The unofficial motto of the Queen Mother was simple:
“Never complain, never explain.” It is a motto that Prince Harry and his wife,
Meghan Markle, have comprehensively rejected. They have come to symbolize a new
type of royal: unashamedly political, emotionally open, socially conscious.
Harry and
Meghan have departed from royal protocol by laying the blame for this
unhappiness squarely at the door of the media. The novelist Hilary Mantel once
compared the royal family to pandas. There is one big difference,
though: Zoos are nice to pandas.
In October, when Meghan launched a lawsuit against a
British newspaper for publishing a letter she wrote to her estranged father,
Harry supported the move. “I’ve seen what happens when someone I love is
commoditized to the point that they are no longer treated or seen as a real
person,” he said in a statement. “I lost my mother and now I watch my wife
falling victim to the same powerful forces.”
The couple has long complained of
intrusive media coverage and accused some British media commentators of racism.
They slammed the country's long-standing arrangements for royal media coverage
and insisted that from now on they prefer to communicate directly with the public
through social media. They launched a new website,
SussexRoyal.com, with a section dedicated to the media and will work with
“grassroots media organizations and young, up-and-coming journalists,” and
“provide access to credible media outlets focused on objective news reporting.”
In other words … Harry
and Meghan to Royal Correspondents: Drop Dead.
Previously, no royal had ever taken on the press quite
so directly, much though they might have wanted to. In 2005, Harry’s father,
Prince Charles, was caught on a microphone complaining about the
journalists at a photo-call on their family skiing trip. “I hate these people,”
he said. The photo-call was the price of the media leaving the prince and his
sons alone for the rest of their holiday. Similar quid pro quos are still in
operation: limited, controlled media access in exchange for some peace.
Harry is unwilling to accept this bargain. When Archie
was born, there was no announcement that Meghan had gone into labor, and no
photoshoot on the hospital steps. Harry
has now gone further. Harry and Meghan are pursuing a media strategy closer to
that of Hollywood A-listers than the grin-and-bear-it universalism associated
with the ruling family.
The most noteworthy part of the statement was the
couple’s wish to become “financially independent.” The rationale for press
scrutiny of the royal family has always been: We pay for them, so we own them.
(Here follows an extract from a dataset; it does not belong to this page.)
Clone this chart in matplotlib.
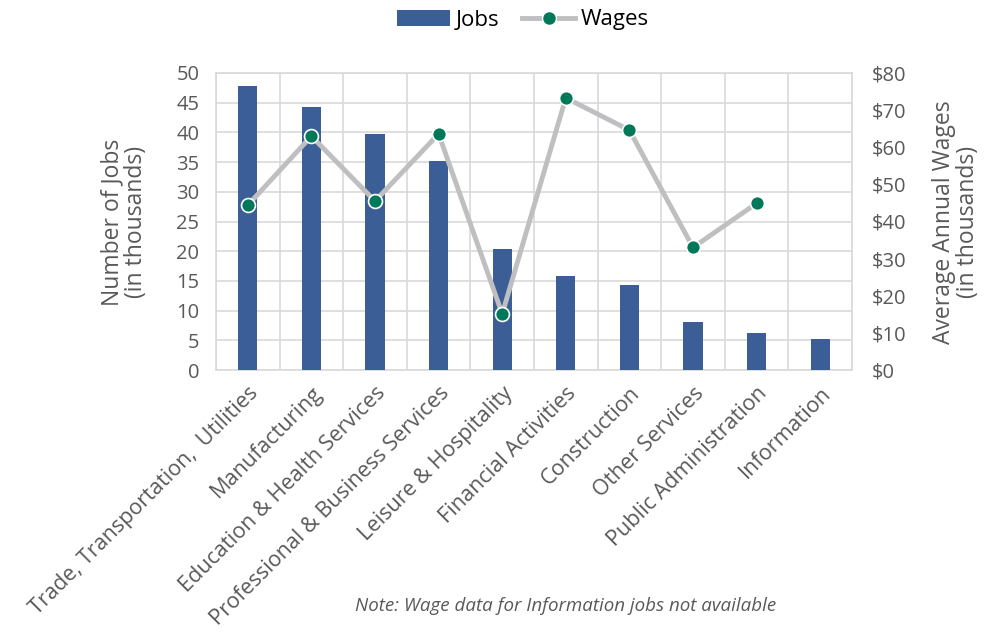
import matplotlib
matplotlib.use("Agg")
import matplotlib.pyplot as plt
import numpy as np
from matplotlib.lines import Line2D
from matplotlib.patches import Patch

categories = ["Trade, Transportation,  Utilities", "Manufacturing", "Education & Health Services",
              "Professional & Business Services", "Leisure & Hospitality", "Financial Activities",
              "Construction", "Other Services", "Public Administration", "Information"]
jobs = [47.8, 44.2, 39.7, 35.2, 20.4, 15.8, 14.3, 8.1, 6.2, 5.2]
wages = [44.4, 63.0, 45.5, 63.6, 15.1, 73.3, 64.6, 33.0, 44.9, np.nan]
left_ticks = [0, 5, 10, 15, 20, 25, 30, 35, 40, 45, 50]
right_ticks = [0, 10, 20, 30, 40, 50, 60, 70, 80]

plt.rcParams['font.family'] = ['Open Sans', 'DejaVu Sans']
txt = '#595959'
bar_c = '#3B5E96'
line_c = '#BFBFC1'
mk_c = '#00785A'

fig = plt.figure(figsize=(9.89, 6.34), dpi=100)
ax = fig.add_axes([216/989, 1-370/634, (852-216)/989, (370-73)/634])
x = np.arange(len(categories))
ax.bar(x, jobs, width=0.3, color=bar_c, zorder=3)
ax.set_xlim(-0.5, len(categories)-0.5)
ax.set_ylim(0, 50)
ax.set_yticks(left_ticks)
ax.set_yticklabels([str(t) for t in left_ticks], fontsize=14.5, color=txt)
ax.set_xticks(x)
ax.set_xticklabels(categories, rotation=45, ha='right', rotation_mode='anchor', fontsize=15.6, color=txt)
ax.set_xticks(np.arange(-0.5, len(categories)), minor=True)
ax.grid(False)
ax.grid(True, which='minor', axis='x', color='#D9D9D9', lw=1.2, zorder=0)
ax.grid(True, which='major', axis='y', color='#D9D9D9', lw=1.2, zorder=0)
ax.tick_params(axis='y', which='both', length=0, pad=12)
ax.tick_params(axis='x', which='both', length=0, pad=9)
for s in ax.spines.values():
    s.set_color('#D9D9D9')
    s.set_linewidth(1.2)

ax2 = ax.twinx()
ax2.plot(x, wages, color=line_c, lw=3.5, marker='o', markersize=10, markerfacecolor=mk_c,
         markeredgecolor='white', markeredgewidth=1.2, zorder=4)
ax2.set_ylim(0, 80)
ax2.set_yticks(right_ticks)
ax2.set_yticklabels([f"${t}" for t in right_ticks], fontsize=14.5, color=txt)
ax2.tick_params(axis='y', length=0, pad=14)
for s in ax2.spines.values():
    s.set_visible(False)

fig.text(124/989, 1-222/634, "Number of Jobs\n(in thousands)", rotation=90, ha='center', va='center',
         fontsize=16.5, color=txt, linespacing=1.0, multialignment='center')
fig.text(956/989, 1-222/634, "Average Annual Wages\n(in thousands)", rotation=90, ha='center', va='center',
         fontsize=16.5, color=txt, linespacing=1.0, multialignment='center')

handles = [Patch(facecolor=bar_c, edgecolor='none'),
           Line2D([0], [0], color=line_c, lw=3.5, marker='o', markersize=10,
                  markerfacecolor=mk_c, markeredgecolor='white')]
fig.legend(handles, ["Jobs", "Wages"], loc='center', bbox_to_anchor=(523/989, 1-20/634), ncol=2,
           frameon=False, fontsize=16, handlelength=2.4, columnspacing=1.0, handletextpad=0.25)

fig.text(566/989, 1-606/634, "Note: Wage data for Information jobs not available", ha='center', va='center',
         fontsize=13.5, style='italic', color=txt)

fig.savefig("out.png", dpi=100)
The evolution of the royal family has always reflected
changes in British society, as every season of The Crown proves. In two generations, “The
Firm” has gone from forbidding Princess Margaret to marry a divorcé to
embracing one—Markle—into its fold without fuss. This latest move reveals
another generational shift. Like many other Millennials, Prince Harry is more
socially liberal than his elders and more willing to share his emotions on
social media. (Also like many other Millennials, he was only able to afford a
house thanks to money he got from his parents.) He represents the end of the
stiff upper lip as the royals’ default mode, forcing Britons to confront the
human cost of their obsession with the monarchy.
Harry has always been a royal rebel: smoking
cannabis, partying in Las Vegas, admitting how close he came to a breakdown.
With his wife by his side, he may now be making his most significant
contribution to the royal family—by walking away from it.